In Volgograd, the city where Putin celebrated the 70th anniversary of the 1943 Battle of Stalingrad last month, local authorities now allow the city to be referred to by its old name at annual anniversary events and on five other days every year.

Stalin’s image is far from pervasive, and there are limits to his rehabilitation.

Calls to change Volgograd’s name back to Stalingrad seem unlikely to succeed, and a campaign to return a giant statue of Stalin to a Moscow metro station fell flat in 2010 – though former Soviet anthem lyrics praising him were put up.

Putin does not go around praising Stalin. He would never, for instance, join the ranks of Communists and other nostalgic Russians who lined up on Tuesday to place flowers at Stalin’s grave by the Kremlin wall on Red Square.

But while he paid tribute to victims of Stalin at the site of a mass grave in 2007 and said the tragedy must never be repeated, he said earlier the same year that Russia should not be made to feel guilty about the Great Terror of 1937, the height of Stalin’s purges.

Worse things, he said, had happened in other countries.

SIX MILLION DEAD

Putin has shied away from public criticism of the Soviet leader, whose government is accused by Western historians of deliberately killing six million civilians or more.

His reticence contrasts with sterner talk from Dmitry Medvedev, the protege Putin ushered into the presidency in 2008 but replaced in May, when he started a third six-year term after a stint as prime minister.

In a 2009 speech, Medvedev said the millions of deaths and “maimed destinies” caused by the Soviet government could not be justified, and in 2010 he said Stalin “committed many crimes against his people”.

For Putin, such words could undermine the power structure built by a longtime Soviet KGB officer who has brought many former colleagues from security and intelligence into prominent positions and used their successor agencies to quash dissent.

Historians and activists who seek to document the Soviet government’s crimes against its own people are dismayed by Stalin’s staying power. They say Russia will not thrive until it comes to terms with Stalin’s crimes, but Putin’s critics say he has resisted efforts to make that happen.

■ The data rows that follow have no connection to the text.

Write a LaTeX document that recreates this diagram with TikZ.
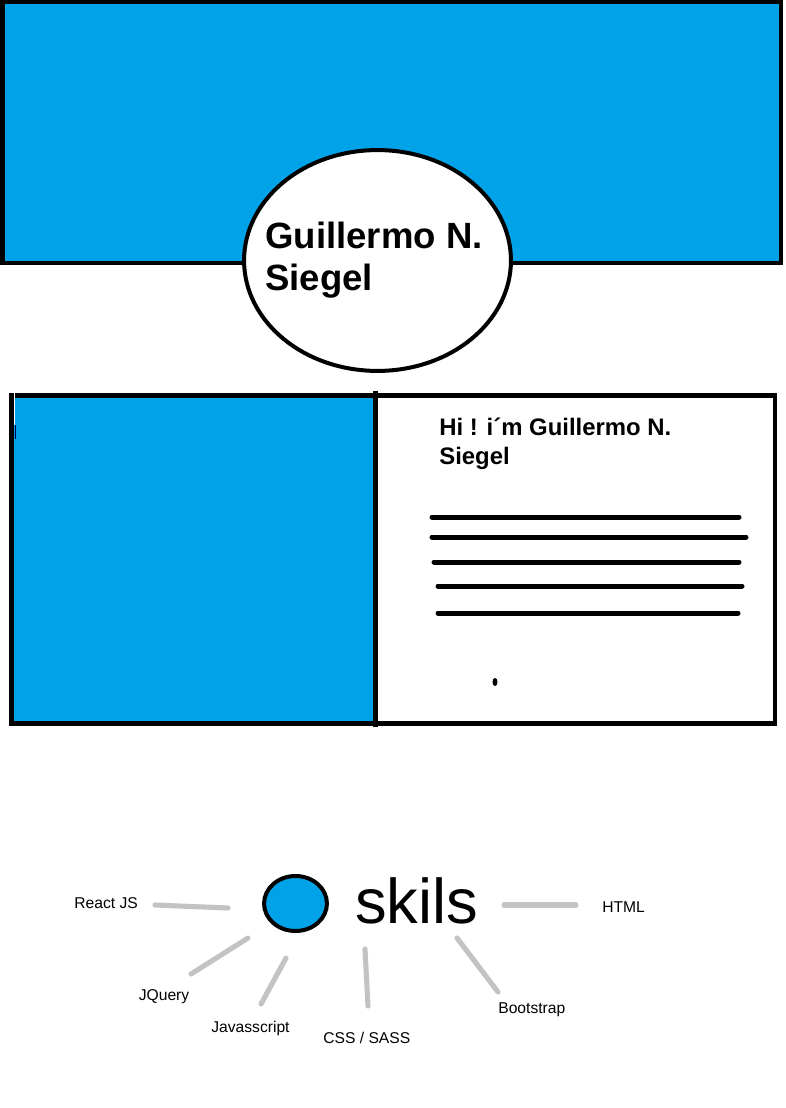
\documentclass[tikz,border=0pt]{standalone}
\usepackage{fontspec}
\setmainfont{Liberation Sans}
\usetikzlibrary{shapes.geometric}
\definecolor{paintblue}{RGB}{0,162,232}
\definecolor{paintgray}{RGB}{195,195,195}
\begin{document}
\begin{tikzpicture}[x=0.02cm,y=-0.02cm,
  box/.style={draw=black,line width=2.56pt},
  textline/.style={line width=2.85pt,line cap=round},
  spoke/.style={draw=paintgray,line width=2.9pt,line cap=round},
  skill/.style={font=\fontsize{8.9}{10.7}\selectfont,inner sep=0,anchor=base west},
  bubble/.style={draw=black,ellipse,line width=2.28pt,inner sep=0},
]
\useasboundingbox (0,0) rectangle (786,1108);
\fill[white] (0,0) rectangle (786,1108);
% header
\draw[box,fill=paintblue] (2.5,2) rectangle (781,263);
\node[bubble,fill=white,minimum width=151.9pt,minimum height=125.7pt] (namebubble) at (377.5,260.5) {};
\node[font=\bfseries\fontsize{20.8}{23.9}\selectfont,align=left,anchor=base west,inner sep=0] (name) at (265,290) {Guillermo N.\\Siegel};
% card
\fill[paintblue] (11.5,395.5) rectangle (375.5,723.5);
\draw[box] (11.5,395.5) rectangle (775,723.5);
\draw[line width=2.56pt] (375.5,391) -- (375.5,727);
\draw[white,line width=0.6pt] (14.7,393) -- (14.7,425);
\draw[black!70!blue,line width=0.6pt] (15.2,425) -- (15.2,439);
\node[font=\bfseries\fontsize{13.6}{16.5}\selectfont,align=left,anchor=base west,inner sep=0] (hi) at (439,464) {Hi ! i´m Guillermo N.\\Siegel};
\draw[textline] (432,517) -- (739,517);
\draw[textline] (432,537) -- (746,537);
\draw[textline] (434,562) -- (739,562);
\draw[textline] (438,586) -- (742,586);
\draw[textline] (438,613) -- (738,613);
\fill (495,682) ellipse [x radius=1.4pt, y radius=2.3pt];
% skills
\node[bubble,fill=paintblue,minimum width=35.8pt,minimum height=31.3pt] (skdot) at (295.5,903.5) {};
\node[font=\fontsize{36}{43}\selectfont,inner sep=0,anchor=base west] (skills) at (355,923) {skils};
\node[skill] (react) at (74,908) {React JS};
\node[skill] (jquery) at (138.5,1000) {JQuery};
\node[skill] (js) at (211,1032) {Javasscript};
\node[skill] (css) at (323,1043) {CSS / SASS};
\node[skill] (boot) at (498,1013) {Bootstrap};
\node[skill] (html) at (602,912) {HTML};
\coordinate (reactA) at (228,908); \coordinate (reactB) at (155,905);
\coordinate (jqA) at (248,938);    \coordinate (jqB) at (191,974);
\coordinate (jsA) at (286,958);    \coordinate (jsB) at (261,1004);
\coordinate (cssA) at (365,949);   \coordinate (cssB) at (368,1006);
\coordinate (htmlA) at (504,905);  \coordinate (htmlB) at (576,905);
\coordinate (bootA) at (457,938);  \coordinate (bootB) at (498,992);
\draw[spoke] (reactA) -- (reactB);
\draw[spoke] (jqA) -- (jqB);
\draw[spoke] (jsA) -- (jsB);
\draw[spoke] (cssA) -- (cssB);
\draw[spoke] (htmlA) -- (htmlB);
\draw[spoke] (bootA) -- (bootB);
\end{tikzpicture}
\end{document}
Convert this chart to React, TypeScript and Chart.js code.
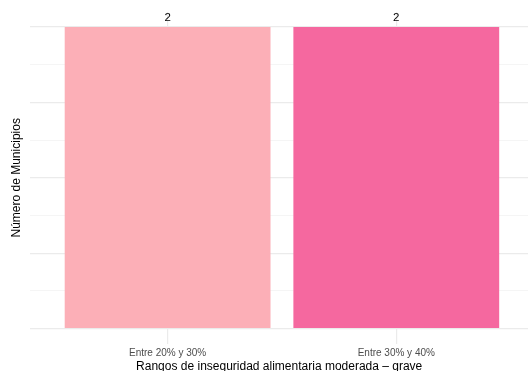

While a big new Jewish Museum and Tolerance Centre opened last year in the Russian capital, with Putin’s support, there is still no national memorial to the victims of Stalin’s rule.

“Discussion of Stalin is not about the Gulag or who won the war, it’s about what kind of Russia we will live in,” political commentator Konstantin von Eggert told the meeting in the church hotel on Monday.

“Will it be a country in which the individual exists for the state … or a state that respects people and works on behalf of free citizens?”